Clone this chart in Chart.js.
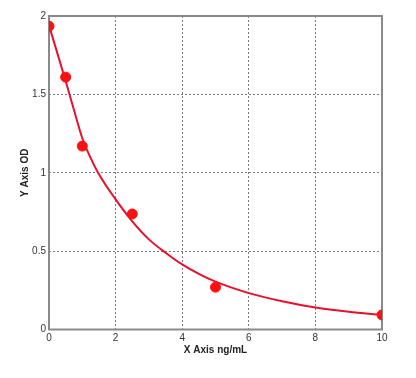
<!DOCTYPE html>
<html>
<head>
<meta charset="utf-8">
<script src="https://cdn.jsdelivr.net/npm/chart.js@4/dist/chart.umd.min.js"></script>
<style>
html,body{margin:0;padding:0;background:#fff;}
#wrap{width:416px;height:378px;position:relative;}
</style>
</head>
<body>
<div id="wrap"><canvas id="c" width="416" height="378"></canvas></div>
<script>
// Measured standards (concentration ng/mL vs OD)
const concentrations = [0, 0.5, 1, 2.5, 5, 10];
const odValues = [1.935, 1.61, 1.17, 0.737, 0.27, 0.093];
// Fitted curve
const curveX = [0, 0.5, 0.75, 1, 1.25, 1.5, 2, 2.5, 3, 3.5, 4, 4.5, 5, 6, 7, 8, 9, 10];
const curveY = [1.94, 1.585, 1.40, 1.22, 1.095, 0.99, 0.83, 0.69, 0.575, 0.49, 0.415, 0.355, 0.305, 0.232, 0.18, 0.14, 0.113, 0.093];
const xTicks = [0, 2, 4, 6, 8, 10];
const yTicks = [0, 0.5, 1, 1.5, 2];
const xTitle = 'X Axis ng/mL';
const yTitle = 'Y Axis OD';

const boxPlugin = {
  id: 'box',
  beforeDatasetsDraw(chart) {
    const a = chart.chartArea, ctx = chart.ctx;
    ctx.save();
    ctx.strokeStyle = '#8a8a8a';
    ctx.lineWidth = 2;
    ctx.strokeRect(a.left, a.top, a.right - a.left, a.bottom - a.top);
    ctx.restore();
  }
};

const tickFont = {family: 'Liberation Sans, Arial, sans-serif', size: 10};
const titleFont = {family: 'Liberation Sans, Arial, sans-serif', size: 10, weight: 'bold'};

new Chart(document.getElementById('c'), {
  type: 'scatter',
  data: {
    datasets: [
      {
        data: curveX.map((x, i) => ({x: x, y: curveY[i]})),
        showLine: true,
        borderColor: '#e8102e',
        borderWidth: 2,
        pointRadius: 0,
        cubicInterpolationMode: 'monotone',
        fill: false,
        order: 2
      },
      {
        data: concentrations.map((x, i) => ({x: x, y: odValues[i]})),
        showLine: false,
        backgroundColor: '#ff1010',
        borderColor: '#ff1010',
        pointRadius: 5,
        pointHoverRadius: 5,
        order: 1
      }
    ]
  },
  plugins: [boxPlugin],
  options: {
    responsive: false,
    animation: false,
    events: [],
    layout: {padding: {left: 0, top: 16, right: 34, bottom: 0}},
    plugins: {legend: {display: false}, tooltip: {enabled: false}},
    scales: {
      x: {
        type: 'linear',
        min: 0, max: 10,
        afterBuildTicks(s) { s.ticks = xTicks.map(v => ({value: v})); },
        afterFit(s) { s.height = 48.5; },
        grid: {color: '#7a7a7a', lineWidth: 1, drawTicks: false},
        border: {display: false, dash: [2, 2]},
        ticks: {color: '#333', font: tickFont, padding: 3, maxRotation: 0,
          callback: v => String(v)},
        title: {display: true, text: xTitle, color: '#222', font: titleFont, padding: {top: 0, bottom: 22}}
      },
      y: {
        type: 'linear',
        min: 0, max: 2,
        afterBuildTicks(s) { s.ticks = yTicks.map(v => ({value: v})); },
        afterFit(s) { s.width = 49; },
        grid: {color: '#7a7a7a', lineWidth: 1, drawTicks: false},
        border: {display: false, dash: [2, 2]},
        ticks: {color: '#333', font: tickFont, padding: 3,
          callback: v => String(v)},
        title: {display: true, text: yTitle, color: '#222', font: titleFont, padding: {top: 19, bottom: 0}}
      }
    }
  }
});
</script>
</body>
</html>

=====

▶ _AIM OF THE EXERCISE_: Copy all the lines of data exactly as they appear, dropping any images.

▶ _FULL RESPONSE_:
Clone this chart in Chart.js.
<!DOCTYPE html>
<html>
<head>
<meta charset="utf-8">
<script src="https://cdn.jsdelivr.net/npm/chart.js@4/dist/chart.umd.min.js"></script>
<style>
html,body{margin:0;padding:0;background:#fff;}
#wrap{width:416px;height:378px;position:relative;}
</style>
</head>
<body>
<div id="wrap"><canvas id="c" width="416" height="378"></canvas></div>
<script>
// Measured standards (concentration ng/mL vs OD)
const concentrations = [0, 0.5, 1, 2.5, 5, 10];
const odValues = [1.935, 1.61, 1.17, 0.737, 0.27, 0.093];
// Fitted curve
const curveX = [0, 0.5, 0.75, 1, 1.25, 1.5, 2, 2.5, 3, 3.5, 4, 4.5, 5, 6, 7, 8, 9, 10];
const curveY = [1.94, 1.585, 1.40, 1.22, 1.095, 0.99, 0.83, 0.69, 0.575, 0.49, 0.415, 0.355, 0.305, 0.232, 0.18, 0.14, 0.113, 0.093];
const xTicks = [0, 2, 4, 6, 8, 10];
const yTicks = [0, 0.5, 1, 1.5, 2];
const xTitle = 'X Axis ng/mL';
const yTitle = 'Y Axis OD';

const boxPlugin = {
  id: 'box',
  beforeDatasetsDraw(chart) {
    const a = chart.chartArea, ctx = chart.ctx;
    ctx.save();
    ctx.strokeStyle = '#8a8a8a';
    ctx.lineWidth = 2;
    ctx.strokeRect(a.left, a.top, a.right - a.left, a.bottom - a.top);
    ctx.restore();
  }
};

const tickFont = {family: 'Liberation Sans, Arial, sans-serif', size: 10};
const titleFont = {family: 'Liberation Sans, Arial, sans-serif', size: 10, weight: 'bold'};

new Chart(document.getElementById('c'), {
  type: 'scatter',
  data: {
    datasets: [
      {
        data: curveX.map((x, i) => ({x: x, y: curveY[i]})),
        showLine: true,
        borderColor: '#e8102e',
        borderWidth: 2,
        pointRadius: 0,
        cubicInterpolationMode: 'monotone',
        fill: false,
        order: 2
      },
      {
        data: concentrations.map((x, i) => ({x: x, y: odValues[i]})),
        showLine: false,
        backgroundColor: '#ff1010',
        borderColor: '#ff1010',
        pointRadius: 5,
        pointHoverRadius: 5,
        order: 1
      }
    ]
  },
  plugins: [boxPlugin],
  options: {
    responsive: false,
    animation: false,
    events: [],
    layout: {padding: {left: 0, top: 16, right: 34, bottom: 0}},
    plugins: {legend: {display: false}, tooltip: {enabled: false}},
    scales: {
      x: {
        type: 'linear',
        min: 0, max: 10,
        afterBuildTicks(s) { s.ticks = xTicks.map(v => ({value: v})); },
        afterFit(s) { s.height = 48.5; },
        grid: {color: '#7a7a7a', lineWidth: 1, drawTicks: false},
        border: {display: false, dash: [2, 2]},
        ticks: {color: '#333', font: tickFont, padding: 3, maxRotation: 0,
          callback: v => String(v)},
        title: {display: true, text: xTitle, color: '#222', font: titleFont, padding: {top: 0, bottom: 22}}
      },
      y: {
        type: 'linear',
        min: 0, max: 2,
        afterBuildTicks(s) { s.ticks = yTicks.map(v => ({value: v})); },
        afterFit(s) { s.width = 49; },
        grid: {color: '#7a7a7a', lineWidth: 1, drawTicks: false},
        border: {display: false, dash: [2, 2]},
        ticks: {color: '#333', font: tickFont, padding: 3,
          callback: v => String(v)},
        title: {display: true, text: yTitle, color: '#222', font: titleFont, padding: {top: 19, bottom: 0}}
      }
    }
  }
});
</script>
</body>
</html>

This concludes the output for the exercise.